L’articolo 2 della proposta è dedicato alla prevenzione dei conflitti e precisa che “l'Italia coopera alla soluzione pacifica delle controversie internazionali” secondo quanto previsto Carta delle Nazioni Unite. In questo senso, fino a quando non avranno attuazione quegli articoli della Carta che prevedono la messa a disposizione dell’Onu di Forze Armate da parte dei singoli Stati (volte a costituire una polizia internazionale) l'Italia, precisa la proposta di legge, “potrà fornire soltanto formazioni non armate, nonché contingenti militari per il mantenimento della pace ("caschi blu") con il consenso delle parti interessate”. E per far ciò occorrerà sempre una decisione del nostro Parlamento.
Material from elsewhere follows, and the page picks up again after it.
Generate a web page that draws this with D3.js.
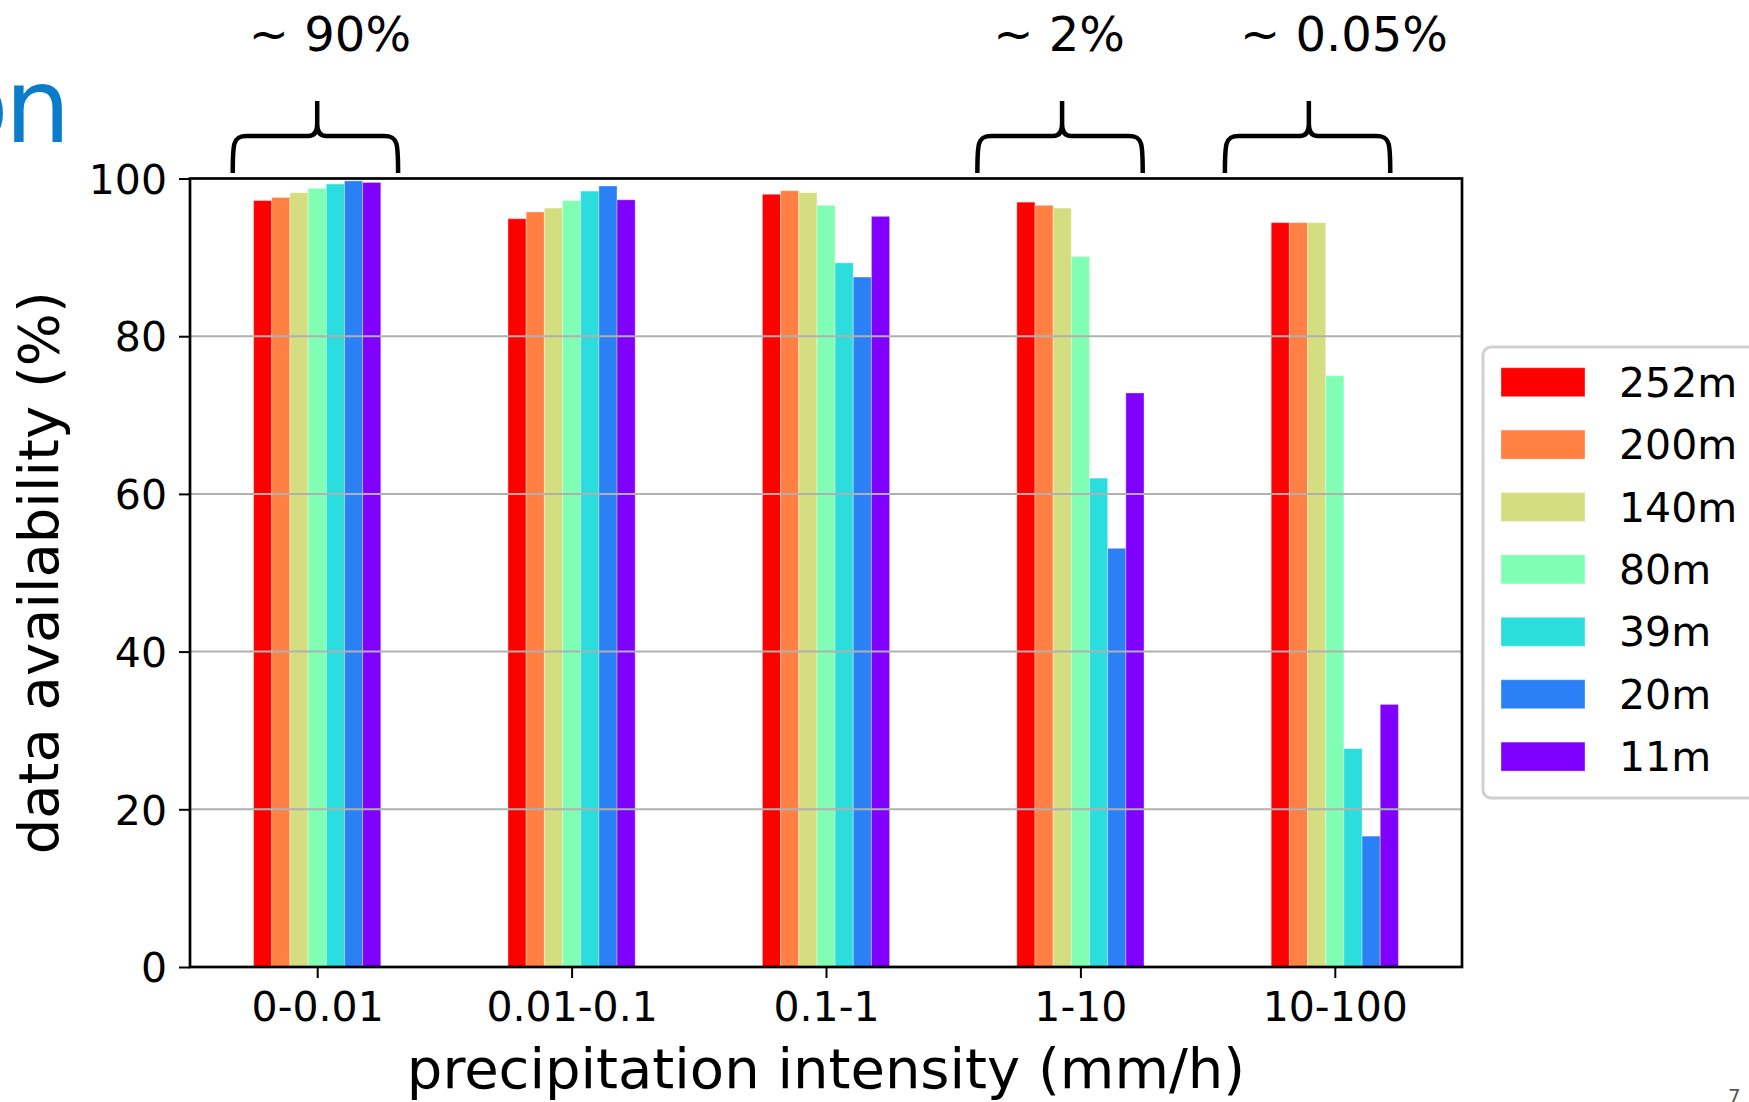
<!DOCTYPE html>
<html>
<head>
<meta charset="utf-8">
<script src="https://cdn.jsdelivr.net/npm/d3@7"></script>
<style>
  html, body { margin: 0; padding: 0; background: #fff; }
  svg { display: block; font-family: "DejaVu Sans", sans-serif; }
</style>
</head>
<body>
<svg id="chart" width="1749" height="1102"></svg>
<script>
// Precipitation-intensity classes on the x axis
const categories = ["0-0.01", "0.01-0.1", "0.1-1", "1-10", "10-100"];

// Measurement heights (one bar per height in each class)
const heights = ["252m", "200m", "140m", "80m", "39m", "20m", "11m"];

// Data availability (%) per height, one value per intensity class
const avail252 = [97.2, 94.9, 98.0, 97.0, 94.4];
const avail200 = [97.6, 95.75, 98.45, 96.6, 94.4];
const avail140 = [98.2, 96.25, 98.2, 96.25, 94.4];
const avail80  = [98.75, 97.2, 96.6, 90.1, 75.0];
const avail39  = [99.3, 98.4, 89.3, 62.0, 27.7];
const avail20  = [99.7, 99.05, 87.5, 53.1, 16.6];
const avail11  = [99.5, 97.3, 95.2, 72.8, 33.3];
const series = [avail252, avail200, avail140, avail80, avail39, avail20, avail11];

// y tick values
const yTicks = [0, 20, 40, 60, 80, 100];

// Share of time in each class, shown above the plot with a brace
const shareLabels = ["~ 90%", "~ 2%", "~ 0.05%"];
const shareCenters = [-0.007, 2.92, 3.893];   // brace centre (class units)
const shareTips = [0.0, 2.928, 3.898];        // brace tip (class units)
const shareTextPos = [0.05, 2.916, 4.036];    // label centre (class units)

// Matplotlib "rainbow" colours, red at the top height
const colors = ["#ff0000", "#ff8042", "#d4dd80", "#80ffb4", "#2bdddd", "#2b80f6", "#8000ff"];

const svg = d3.select("#chart");
const plot = { left: 190, right: 1462, top: 178.5, bottom: 967 };

const x = d3.scaleLinear().domain([-0.5, categories.length - 0.5]).range([plot.left, plot.right]);
const y = d3.scaleLinear().domain([0, 100]).range([plot.bottom, plot.top]);
const groupWidth = 0.5;
const barW = groupWidth / heights.length;

// partial slide title in the top-left corner
svg.append("text")
  .attr("x", -55).attr("y", 142)
  .attr("font-size", 104)
  .attr("letter-spacing", -4)
  .attr("fill", "#0a7cc9")
  .text("on");

// bars
const barG = svg.append("g");
series.forEach((vals, si) => {
  barG.selectAll(null)
    .data(vals)
    .enter().append("rect")
    .attr("x", (d, ci) => x(ci + (si - (heights.length - 1) / 2) * barW - barW / 2))
    .attr("width", x(barW) - x(0))
    .attr("y", d => y(d))
    .attr("height", d => y(0) - y(d))
    .attr("fill", colors[si])
    .attr("stroke", "#ffffff")
    .attr("stroke-opacity", 0.35)
    .attr("stroke-width", 1);
});

// horizontal grid over the bars
svg.append("g")
  .selectAll("line")
  .data(yTicks.filter(t => t > 0 && t < 100))
  .enter().append("line")
  .attr("x1", plot.left).attr("x2", plot.right)
  .attr("y1", d => y(d)).attr("y2", d => y(d))
  .attr("stroke", "#b0b0b0")
  .attr("stroke-width", 2);

// frame
svg.append("rect")
  .attr("x", plot.left).attr("y", plot.top)
  .attr("width", plot.right - plot.left).attr("height", plot.bottom - plot.top)
  .attr("fill", "none").attr("stroke", "#000").attr("stroke-width", 2.7);

// y axis
const yAxis = svg.append("g")
  .attr("transform", `translate(${plot.left},0)`)
  .call(d3.axisLeft(y).tickValues(yTicks).tickSize(11).tickPadding(12).tickFormat(d3.format("d")));
yAxis.select(".domain").remove();
yAxis.selectAll(".tick line").attr("stroke", "#000").attr("stroke-width", 2);
yAxis.selectAll(".tick text").attr("font-size", 41).attr("fill", "#000")
  .attr("font-family", "DejaVu Sans, sans-serif").attr("dy", "0.36em");

// x axis
const xAxis = svg.append("g")
  .attr("transform", `translate(0,${plot.bottom})`)
  .call(d3.axisBottom(x).tickValues(d3.range(categories.length)).tickSize(11).tickPadding(14)
    .tickFormat(i => categories[i]));
xAxis.select(".domain").remove();
xAxis.selectAll(".tick line").attr("stroke", "#000").attr("stroke-width", 2);
xAxis.selectAll(".tick text").attr("font-size", 41).attr("fill", "#000")
  .attr("font-family", "DejaVu Sans, sans-serif").attr("dy", "0.71em");

// axis titles
svg.append("text")
  .attr("x", (plot.left + plot.right) / 2).attr("y", 1088)
  .attr("text-anchor", "middle").attr("font-size", 56)
  .text("precipitation intensity (mm/h)");
svg.append("text")
  .attr("transform", `translate(58,${(plot.top + plot.bottom) / 2}) rotate(-90)`)
  .attr("text-anchor", "middle").attr("font-size", 56)
  .text("data availability (%)");

// braces with shares
const halfBrace = 0.325;
const yTipTop = 101, yBar = 136, yEnd = 173;
function bracePath(l, r, t) {
  const c = 14;
  return `M${l},${yEnd} C${l},${yBar + 8} ${l},${yBar} ${l + c},${yBar} ` +
         `L${t - 9},${yBar} Q${t},${yBar} ${t},${yBar - 12} L${t},${yTipTop} ` +
         `M${t},${yBar - 12} Q${t},${yBar} ${t + 9},${yBar} ` +
         `L${r - c},${yBar} C${r},${yBar} ${r},${yBar + 8} ${r},${yEnd}`;
}
shareLabels.forEach((lab, i) => {
  svg.append("path")
    .attr("d", bracePath(x(shareCenters[i] - halfBrace), x(shareCenters[i] + halfBrace), x(shareTips[i])))
    .attr("fill", "none").attr("stroke", "#000").attr("stroke-width", 4.5)
    .attr("stroke-linejoin", "round");
  svg.append("text")
    .attr("x", x(shareTextPos[i])).attr("y", 51)
    .attr("text-anchor", "middle").attr("font-size", 48)
    .text(lab);
});

// legend
const lg = svg.append("g");
lg.append("rect")
  .attr("x", 1483).attr("y", 347).attr("width", 300).attr("height", 451)
  .attr("rx", 8).attr("fill", "#fff").attr("fill-opacity", 0.8)
  .attr("stroke", "#d0d0d0").attr("stroke-width", 3);
heights.forEach((h, i) => {
  const yy = 367.7 + i * 62.4;
  lg.append("rect")
    .attr("x", 1501).attr("y", yy).attr("width", 84).attr("height", 29)
    .attr("fill", colors[i]).attr("stroke", "#fff").attr("stroke-opacity", 0.35);
  lg.append("text")
    .attr("x", 1619).attr("y", yy + 29).attr("font-size", 41)
    .text(h);
});

// slide number
svg.append("text")
  .attr("x", 1728).attr("y", 1103).attr("font-size", 20).attr("fill", "#555")
  .text("7");
</script>
</body>
</html>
Proprio per sgombrare il campo da possibili fraintendimenti (e dalla prima Guerra del Golfo ne abbiamo visti tanti) l’articolo 3 prevede l’inammissibilità di ulteriori interventi armati: “Le Forze Armate italiane non possono compiere interventi militari all'estero in contrasto con le disposizioni di cui agli articoli precedenti.”
L’articolo 4, poi, rammenta le Convenzioni internazionali, sottoscritte anche dall’Italia, che vietano la produzione e l’uso di armi di distruzione di massa, ampliando tale divieto anche “alle mine antiuomo, alle bombe a grappolo (cluster bombs), ai proiettili e alle munizioni all'uranio impoverito”.
Infine, l’articolo 5, dedicato alla cooperazione che il nostro Paese deve assicurare alla Corte Penale Internazionale, istituita con il Trattato di Roma del luglio 1998, e che l’Italia ha ratificato l’anno successivo.
Soprattutto l’ultimo comma è di estrema importanza: “È fatto divieto di stipulare accordi internazionali volti a sottrarre i cittadini di paesi terzi alla giurisdizione della Corte Penale Internazionale.“ Sono noti, infatti (vedi “Mosaico di pace” novembre 2002, pagg. 1214, ndr), i tentativi degli ultimi mesi di imporre, da parte degli Stati Uniti, degli accordi bilaterali con singoli governi volti a garantire l’immunità di giurisdizione a personale statunitense accusato di genocidio, crimini di guerra e contro l’umanità e dunque di competenza del Tribunale Penale Internazionale.